WORK TO BE COMPLETED
Your task is to filter the data below down to the lines holding "matplotlib".

SOURCE MATERIAL
+---+

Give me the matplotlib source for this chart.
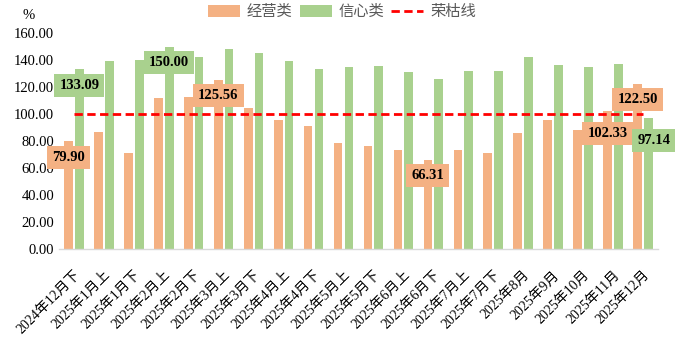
import numpy as np
import matplotlib.pyplot as plt
from matplotlib.patches import Patch
from matplotlib.lines import Line2D

plt.rcParams["font.family"] = ["Liberation Serif", "Noto Sans CJK SC"]

periods = ["2024年12月下", "2025年1月上", "2025年1月下", "2025年2月上", "2025年2月下",
           "2025年3月上", "2025年3月下", "2025年4月上", "2025年4月下", "2025年5月上",
           "2025年5月下", "2025年6月上", "2025年6月下", "2025年7月上", "2025年7月下",
           "2025年8月", "2025年9月", "2025年10月", "2025年11月", "2025年12月"]
business = [79.90, 86.7, 71.1, 111.9, 112.6, 125.56, 104.4, 95.6, 91.1, 78.5,
            76.3, 73.3, 66.31, 73.3, 71.1, 85.9, 95.6, 88.1, 102.33, 122.50]
confidence = [133.09, 139.3, 140.0, 150.00, 142.2, 148.1, 145.2, 139.3, 133.3, 134.8,
              135.6, 131.1, 125.9, 131.9, 131.9, 142.2, 136.3, 134.8, 137.0, 97.14]
boom_bust = 100

# which bars get a value box: (series, index)
labelled = [("b", 0), ("c", 0), ("c", 3), ("b", 5), ("b", 12), ("b", 18), ("b", 19), ("c", 19)]

c_orange = "#F4B183"
c_green = "#A9D18E"

fig = plt.figure(figsize=(6.81, 3.37), dpi=100)
ax = fig.add_axes([0.0866, 0.261, 0.8795, 0.641])

x = np.arange(len(periods))
w = 0.29
off = 0.18
ax.bar(x - off, business, width=w, color=c_orange, zorder=2)
ax.bar(x + off, confidence, width=w, color=c_green, zorder=2)
ax.plot([x[0], x[-1]], [boom_bust, boom_bust], color="#FF0000", lw=2,
        linestyle=(0, (3, 1.6)), zorder=3)

for s, i in labelled:
    if s == "b":
        v, xc, col = business[i], x[i] - off, c_orange
    else:
        v, xc, col = confidence[i], x[i] + off, c_green
    drop = 12
    dx = 0
    if (s, i) in [("b", 18), ("c", 19)]:
        drop = 16.5
    if (s, i) == ("c", 19):
        dx = 4
    ax.annotate(f"{v:.2f}", (xc, v - drop), xytext=(dx, 0), textcoords="offset points",
                ha="center", va="center", fontsize=10.5, fontweight="bold", color="black",
                bbox=dict(boxstyle="square,pad=0.35", fc=col, ec="none"), zorder=5,
                annotation_clip=False)

ax.set_xlim(-0.5, len(periods) - 0.5)
ax.set_ylim(0, 160)
ax.set_yticks(np.arange(0, 161, 20))
ax.set_yticklabels([f"{t:.2f}" for t in np.arange(0, 161, 20)], fontsize=10.5)
ax.set_xticks(x)
ax.set_xticklabels(periods, rotation=45, ha="right", rotation_mode="anchor", fontsize=10)
ax.tick_params(axis="both", length=0)
ax.tick_params(axis="x", pad=14)
for sp in ["top", "right", "left"]:
    ax.spines[sp].set_visible(False)
ax.spines["bottom"].set_color("#D9D9D9")
ax.spines["bottom"].set_linewidth(1)

fig.text(0.033, 0.955, "%", fontsize=10.5, va="center")

handles = [Patch(facecolor=c_orange, edgecolor="none"),
           Patch(facecolor=c_green, edgecolor="none"),
           Line2D([0], [0], color="#FF0000", lw=2, linestyle=(0, (3, 1.6)))]
leg = fig.legend(handles, ["经营类", "信心类", "荣枯线"], loc="center", bbox_to_anchor=(0.502, 0.965),
                 ncol=3, frameon=False, handlelength=2.1, handleheight=0.8,
                 handletextpad=0.45, columnspacing=0.45,
                 prop={"family": ["Noto Sans CJK SC"], "size": 11})
for t in leg.get_texts():
    t.set_color("#595959")

fig.savefig("out.png", dpi=100)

+---+

ANSWER TO THE PROBLEM
Give me the matplotlib source for this chart.
import matplotlib.pyplot as plt
from matplotlib.patches import Patch
from matplotlib.lines import Line2D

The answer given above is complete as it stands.